Columnas
Una tradición tras los procesos electorales presidenciales desde que en 1976, sin competencia alguna, José López Portillo ganó la presidencia de México, fueron las reformas al sistema electoral.
El signo de la elección presidencial previa, sus mayores defectos, marcó la ruta para corregir las instituciones político electorales.
Ante la nula competencia, la reforma de 1977 buscó facilitar la existencia de partidos políticos que legitimaran la competencia electoral. Ese es el origen de los diputados de partido que después se transformaron en los diputados de representación proporcional o plurinominales.
Tras la elección de 1988, surgió la credencial para votar con fotografía, como un candado ante la amenaza de alteraciones al resultado de las urnas.
En 1996, tras el sexenio de Carlos Salinas y la elección de Zedillo, y ante la desconfianza en el árbitro electoral a manos del Ejecutivo, se optó por “ciudadanizar” y darle autonomía al Instituto Federal Electoral. Nunca más la secretaría de Gobernación sería juez y parte.
En 2007, tras la intervención indebida del presidente Fox y grupos empresariales en la elección de 2006 -injerencia denunciada por el propio Tribunal Electoral del Poder Judicial de la Federación- cambió el modelo de comunicación política. Los “spots” de radio y televisión serían administrados por el IFE.
En 2014, la Reforma Electoral se enfocó en concentrar la función electoral en el organismo nacional. El IFE se transformó en el Instituto Nacional Electoral y los institutos electorales de los estados perdieron facultades frente al INE.
El objetivo era quitar la posibilidad de que los gobernadores intervinieran en las elecciones locales para torcer los resultados. Así, los titulares de los Organismos Públicos Locales Electorales (OPLE) ahora serían designados por el Consejo General del INE.
De un tiempo para acá ha habido un discurso dominante sobre cuán costoso es el sistema electoral mexicano, lleno de candados y desconfianzas, y de partidos políticos receptores de financiamiento públicos, poseedores una de las más bajas credibilidades en el concierto de las instituciones mexicanas.
Tras la elección de 2018, con un candidato que hizo del combate a la corrupción y la austeridad sus banderas, se perfilaba un nuevo parche para “perfeccionar” las instituciones democráticas a través de la desaparición de los OPLE.

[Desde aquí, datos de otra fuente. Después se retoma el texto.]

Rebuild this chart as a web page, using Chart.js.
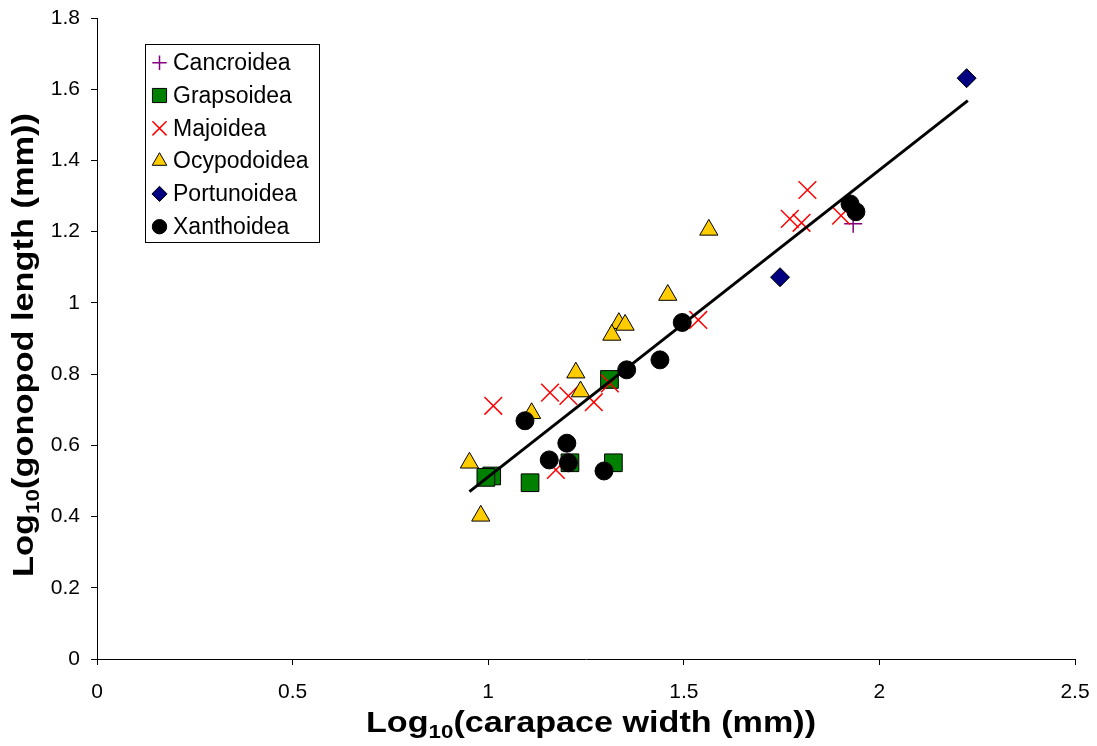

Así, el INE absorbería las pocas facultades que desde 2014 se les dejó a los institutos electorales de los estados y, de acuerdo con legisladores de Morena, habría ahorros en la costosa democracia mexicana.
Como en toda reforma electoral hubo quienes advirtieron, con razón y sin ella, de riesgos de concretarse los cambios propuestos.
La experiencia de más de 40 años de reformas electorales nos deja ver que las soluciones a los problemas democráticos dan pie también a nuevos problemas de operación del sistema electoral.
La democracia en México no es un camino siempre ascendente, donde el territorio ganado permanece para siempre; es más bien un camino siempre inacabado, sinuoso, con destino incierto, en constante remodelación y con muchas resistencias al cambio.
Este sexenio que termina será el primero en cuatro décadas sin un ajuste al sistema de partidos e instituciones electorales. Será también el primero en el que la oposición encabezó la lucha por mantener el status quo.